**Task requirements**
Repeat the material verbatim and drop the pictures.

**Recorded information**
****
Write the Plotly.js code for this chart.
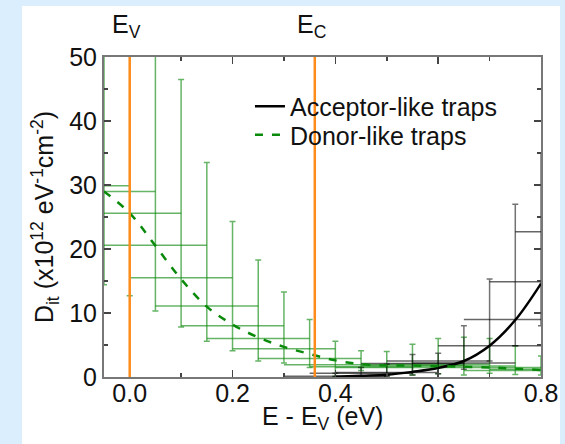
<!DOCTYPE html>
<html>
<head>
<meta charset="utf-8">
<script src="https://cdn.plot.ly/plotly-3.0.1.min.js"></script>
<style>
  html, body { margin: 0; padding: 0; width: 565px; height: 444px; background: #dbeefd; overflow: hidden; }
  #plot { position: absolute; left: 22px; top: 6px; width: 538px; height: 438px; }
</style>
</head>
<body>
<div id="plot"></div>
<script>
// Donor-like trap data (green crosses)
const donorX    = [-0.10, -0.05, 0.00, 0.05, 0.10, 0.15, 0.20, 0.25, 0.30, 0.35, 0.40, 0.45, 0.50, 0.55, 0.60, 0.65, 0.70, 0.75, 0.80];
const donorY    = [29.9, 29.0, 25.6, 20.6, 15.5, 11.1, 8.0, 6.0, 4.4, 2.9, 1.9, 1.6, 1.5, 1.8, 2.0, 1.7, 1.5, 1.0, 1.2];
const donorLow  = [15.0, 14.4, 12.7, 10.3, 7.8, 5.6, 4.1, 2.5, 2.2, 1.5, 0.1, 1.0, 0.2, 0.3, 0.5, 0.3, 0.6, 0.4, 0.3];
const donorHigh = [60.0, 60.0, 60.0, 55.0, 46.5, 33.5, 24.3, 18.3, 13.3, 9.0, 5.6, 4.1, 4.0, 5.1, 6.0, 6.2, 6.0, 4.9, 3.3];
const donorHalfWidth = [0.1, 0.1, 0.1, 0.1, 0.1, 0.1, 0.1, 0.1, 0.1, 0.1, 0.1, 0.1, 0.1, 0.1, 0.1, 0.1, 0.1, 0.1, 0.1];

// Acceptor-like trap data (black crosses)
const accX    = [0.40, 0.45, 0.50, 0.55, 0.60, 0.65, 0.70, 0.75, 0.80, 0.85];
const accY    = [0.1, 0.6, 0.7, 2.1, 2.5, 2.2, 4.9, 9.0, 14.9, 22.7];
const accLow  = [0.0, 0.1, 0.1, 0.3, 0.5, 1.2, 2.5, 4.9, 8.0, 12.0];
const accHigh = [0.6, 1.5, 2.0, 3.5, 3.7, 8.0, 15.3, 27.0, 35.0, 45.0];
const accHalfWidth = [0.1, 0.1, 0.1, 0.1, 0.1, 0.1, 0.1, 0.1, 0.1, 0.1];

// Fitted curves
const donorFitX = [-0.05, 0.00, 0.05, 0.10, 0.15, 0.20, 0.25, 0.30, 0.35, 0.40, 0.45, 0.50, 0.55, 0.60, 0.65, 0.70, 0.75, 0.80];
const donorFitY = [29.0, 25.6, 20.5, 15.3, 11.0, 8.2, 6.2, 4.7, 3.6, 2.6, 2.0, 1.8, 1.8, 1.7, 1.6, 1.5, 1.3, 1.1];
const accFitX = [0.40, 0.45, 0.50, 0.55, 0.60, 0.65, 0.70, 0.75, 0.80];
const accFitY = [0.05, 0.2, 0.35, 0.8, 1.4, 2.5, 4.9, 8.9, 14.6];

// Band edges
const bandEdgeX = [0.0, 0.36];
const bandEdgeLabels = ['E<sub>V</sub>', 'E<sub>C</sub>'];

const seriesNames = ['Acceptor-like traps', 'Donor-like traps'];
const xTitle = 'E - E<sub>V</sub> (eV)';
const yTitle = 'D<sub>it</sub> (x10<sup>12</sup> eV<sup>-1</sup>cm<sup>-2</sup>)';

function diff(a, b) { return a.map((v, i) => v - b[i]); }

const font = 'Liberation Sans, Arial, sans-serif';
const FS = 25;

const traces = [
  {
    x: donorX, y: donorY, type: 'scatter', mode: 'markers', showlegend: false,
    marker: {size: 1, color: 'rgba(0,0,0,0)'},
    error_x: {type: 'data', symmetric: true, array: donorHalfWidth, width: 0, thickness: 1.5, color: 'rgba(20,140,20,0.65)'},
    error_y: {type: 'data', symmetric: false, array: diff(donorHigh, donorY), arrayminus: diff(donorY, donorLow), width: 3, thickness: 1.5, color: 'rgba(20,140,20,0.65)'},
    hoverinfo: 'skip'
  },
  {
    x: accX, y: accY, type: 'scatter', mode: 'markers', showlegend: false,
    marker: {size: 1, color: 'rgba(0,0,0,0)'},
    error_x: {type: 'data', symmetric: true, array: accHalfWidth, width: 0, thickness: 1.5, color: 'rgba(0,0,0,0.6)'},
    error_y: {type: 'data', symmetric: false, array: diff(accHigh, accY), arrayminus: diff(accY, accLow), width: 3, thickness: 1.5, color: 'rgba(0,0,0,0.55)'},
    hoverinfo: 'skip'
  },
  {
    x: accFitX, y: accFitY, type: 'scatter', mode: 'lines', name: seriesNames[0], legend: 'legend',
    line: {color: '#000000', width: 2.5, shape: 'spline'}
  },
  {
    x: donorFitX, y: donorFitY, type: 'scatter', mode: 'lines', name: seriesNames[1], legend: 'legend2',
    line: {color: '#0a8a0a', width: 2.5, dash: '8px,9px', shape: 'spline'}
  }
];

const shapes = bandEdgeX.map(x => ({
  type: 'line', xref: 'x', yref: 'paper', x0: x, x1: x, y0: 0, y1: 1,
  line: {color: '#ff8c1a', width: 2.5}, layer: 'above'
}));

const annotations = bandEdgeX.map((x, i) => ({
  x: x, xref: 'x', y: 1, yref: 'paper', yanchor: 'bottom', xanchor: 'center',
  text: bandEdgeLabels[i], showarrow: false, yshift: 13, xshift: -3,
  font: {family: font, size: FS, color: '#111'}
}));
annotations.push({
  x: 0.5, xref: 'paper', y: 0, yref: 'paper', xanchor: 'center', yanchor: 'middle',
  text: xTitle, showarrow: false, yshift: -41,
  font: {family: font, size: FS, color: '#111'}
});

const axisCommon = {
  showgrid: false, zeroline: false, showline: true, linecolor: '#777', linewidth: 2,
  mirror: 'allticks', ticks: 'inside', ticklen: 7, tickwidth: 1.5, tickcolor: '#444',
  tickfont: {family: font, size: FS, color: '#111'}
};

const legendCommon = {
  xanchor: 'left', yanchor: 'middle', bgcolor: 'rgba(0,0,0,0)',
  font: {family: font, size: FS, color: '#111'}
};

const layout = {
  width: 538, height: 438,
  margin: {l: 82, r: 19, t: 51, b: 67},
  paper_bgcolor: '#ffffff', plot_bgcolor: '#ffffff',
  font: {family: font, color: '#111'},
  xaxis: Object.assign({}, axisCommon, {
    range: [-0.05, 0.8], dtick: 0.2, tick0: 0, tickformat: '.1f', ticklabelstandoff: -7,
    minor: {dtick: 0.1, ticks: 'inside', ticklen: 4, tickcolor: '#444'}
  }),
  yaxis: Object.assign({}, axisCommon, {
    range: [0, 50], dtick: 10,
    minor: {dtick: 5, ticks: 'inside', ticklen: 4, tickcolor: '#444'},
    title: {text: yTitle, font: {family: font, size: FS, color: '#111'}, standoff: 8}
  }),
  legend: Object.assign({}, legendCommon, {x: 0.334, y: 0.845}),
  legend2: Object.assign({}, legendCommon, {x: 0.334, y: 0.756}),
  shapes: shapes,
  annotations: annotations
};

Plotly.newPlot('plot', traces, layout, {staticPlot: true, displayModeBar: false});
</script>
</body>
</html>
****
**Result of the task**
Write the Plotly.js code for this chart.
<!DOCTYPE html>
<html>
<head>
<meta charset="utf-8">
<script src="https://cdn.plot.ly/plotly-3.0.1.min.js"></script>
<style>
  html, body { margin: 0; padding: 0; width: 565px; height: 444px; background: #dbeefd; overflow: hidden; }
  #plot { position: absolute; left: 22px; top: 6px; width: 538px; height: 438px; }
</style>
</head>
<body>
<div id="plot"></div>
<script>
// Donor-like trap data (green crosses)
const donorX    = [-0.10, -0.05, 0.00, 0.05, 0.10, 0.15, 0.20, 0.25, 0.30, 0.35, 0.40, 0.45, 0.50, 0.55, 0.60, 0.65, 0.70, 0.75, 0.80];
const donorY    = [29.9, 29.0, 25.6, 20.6, 15.5, 11.1, 8.0, 6.0, 4.4, 2.9, 1.9, 1.6, 1.5, 1.8, 2.0, 1.7, 1.5, 1.0, 1.2];
const donorLow  = [15.0, 14.4, 12.7, 10.3, 7.8, 5.6, 4.1, 2.5, 2.2, 1.5, 0.1, 1.0, 0.2, 0.3, 0.5, 0.3, 0.6, 0.4, 0.3];
const donorHigh = [60.0, 60.0, 60.0, 55.0, 46.5, 33.5, 24.3, 18.3, 13.3, 9.0, 5.6, 4.1, 4.0, 5.1, 6.0, 6.2, 6.0, 4.9, 3.3];
const donorHalfWidth = [0.1, 0.1, 0.1, 0.1, 0.1, 0.1, 0.1, 0.1, 0.1, 0.1, 0.1, 0.1, 0.1, 0.1, 0.1, 0.1, 0.1, 0.1, 0.1];

// Acceptor-like trap data (black crosses)
const accX    = [0.40, 0.45, 0.50, 0.55, 0.60, 0.65, 0.70, 0.75, 0.80, 0.85];
const accY    = [0.1, 0.6, 0.7, 2.1, 2.5, 2.2, 4.9, 9.0, 14.9, 22.7];
const accLow  = [0.0, 0.1, 0.1, 0.3, 0.5, 1.2, 2.5, 4.9, 8.0, 12.0];
const accHigh = [0.6, 1.5, 2.0, 3.5, 3.7, 8.0, 15.3, 27.0, 35.0, 45.0];
const accHalfWidth = [0.1, 0.1, 0.1, 0.1, 0.1, 0.1, 0.1, 0.1, 0.1, 0.1];

// Fitted curves
const donorFitX = [-0.05, 0.00, 0.05, 0.10, 0.15, 0.20, 0.25, 0.30, 0.35, 0.40, 0.45, 0.50, 0.55, 0.60, 0.65, 0.70, 0.75, 0.80];
const donorFitY = [29.0, 25.6, 20.5, 15.3, 11.0, 8.2, 6.2, 4.7, 3.6, 2.6, 2.0, 1.8, 1.8, 1.7, 1.6, 1.5, 1.3, 1.1];
const accFitX = [0.40, 0.45, 0.50, 0.55, 0.60, 0.65, 0.70, 0.75, 0.80];
const accFitY = [0.05, 0.2, 0.35, 0.8, 1.4, 2.5, 4.9, 8.9, 14.6];

// Band edges
const bandEdgeX = [0.0, 0.36];
const bandEdgeLabels = ['E<sub>V</sub>', 'E<sub>C</sub>'];

const seriesNames = ['Acceptor-like traps', 'Donor-like traps'];
const xTitle = 'E - E<sub>V</sub> (eV)';
const yTitle = 'D<sub>it</sub> (x10<sup>12</sup> eV<sup>-1</sup>cm<sup>-2</sup>)';

function diff(a, b) { return a.map((v, i) => v - b[i]); }

const font = 'Liberation Sans, Arial, sans-serif';
const FS = 25;

const traces = [
  {
    x: donorX, y: donorY, type: 'scatter', mode: 'markers', showlegend: false,
    marker: {size: 1, color: 'rgba(0,0,0,0)'},
    error_x: {type: 'data', symmetric: true, array: donorHalfWidth, width: 0, thickness: 1.5, color: 'rgba(20,140,20,0.65)'},
    error_y: {type: 'data', symmetric: false, array: diff(donorHigh, donorY), arrayminus: diff(donorY, donorLow), width: 3, thickness: 1.5, color: 'rgba(20,140,20,0.65)'},
    hoverinfo: 'skip'
  },
  {
    x: accX, y: accY, type: 'scatter', mode: 'markers', showlegend: false,
    marker: {size: 1, color: 'rgba(0,0,0,0)'},
    error_x: {type: 'data', symmetric: true, array: accHalfWidth, width: 0, thickness: 1.5, color: 'rgba(0,0,0,0.6)'},
    error_y: {type: 'data', symmetric: false, array: diff(accHigh, accY), arrayminus: diff(accY, accLow), width: 3, thickness: 1.5, color: 'rgba(0,0,0,0.55)'},
    hoverinfo: 'skip'
  },
  {
    x: accFitX, y: accFitY, type: 'scatter', mode: 'lines', name: seriesNames[0], legend: 'legend',
    line: {color: '#000000', width: 2.5, shape: 'spline'}
  },
  {
    x: donorFitX, y: donorFitY, type: 'scatter', mode: 'lines', name: seriesNames[1], legend: 'legend2',
    line: {color: '#0a8a0a', width: 2.5, dash: '8px,9px', shape: 'spline'}
  }
];

const shapes = bandEdgeX.map(x => ({
  type: 'line', xref: 'x', yref: 'paper', x0: x, x1: x, y0: 0, y1: 1,
  line: {color: '#ff8c1a', width: 2.5}, layer: 'above'
}));

const annotations = bandEdgeX.map((x, i) => ({
  x: x, xref: 'x', y: 1, yref: 'paper', yanchor: 'bottom', xanchor: 'center',
  text: bandEdgeLabels[i], showarrow: false, yshift: 13, xshift: -3,
  font: {family: font, size: FS, color: '#111'}
}));
annotations.push({
  x: 0.5, xref: 'paper', y: 0, yref: 'paper', xanchor: 'center', yanchor: 'middle',
  text: xTitle, showarrow: false, yshift: -41,
  font: {family: font, size: FS, color: '#111'}
});

const axisCommon = {
  showgrid: false, zeroline: false, showline: true, linecolor: '#777', linewidth: 2,
  mirror: 'allticks', ticks: 'inside', ticklen: 7, tickwidth: 1.5, tickcolor: '#444',
  tickfont: {family: font, size: FS, color: '#111'}
};

const legendCommon = {
  xanchor: 'left', yanchor: 'middle', bgcolor: 'rgba(0,0,0,0)',
  font: {family: font, size: FS, color: '#111'}
};

const layout = {
  width: 538, height: 438,
  margin: {l: 82, r: 19, t: 51, b: 67},
  paper_bgcolor: '#ffffff', plot_bgcolor: '#ffffff',
  font: {family: font, color: '#111'},
  xaxis: Object.assign({}, axisCommon, {
    range: [-0.05, 0.8], dtick: 0.2, tick0: 0, tickformat: '.1f', ticklabelstandoff: -7,
    minor: {dtick: 0.1, ticks: 'inside', ticklen: 4, tickcolor: '#444'}
  }),
  yaxis: Object.assign({}, axisCommon, {
    range: [0, 50], dtick: 10,
    minor: {dtick: 5, ticks: 'inside', ticklen: 4, tickcolor: '#444'},
    title: {text: yTitle, font: {family: font, size: FS, color: '#111'}, standoff: 8}
  }),
  legend: Object.assign({}, legendCommon, {x: 0.334, y: 0.845}),
  legend2: Object.assign({}, legendCommon, {x: 0.334, y: 0.756}),
  shapes: shapes,
  annotations: annotations
};

Plotly.newPlot('plot', traces, layout, {staticPlot: true, displayModeBar: false});
</script>
</body>
</html>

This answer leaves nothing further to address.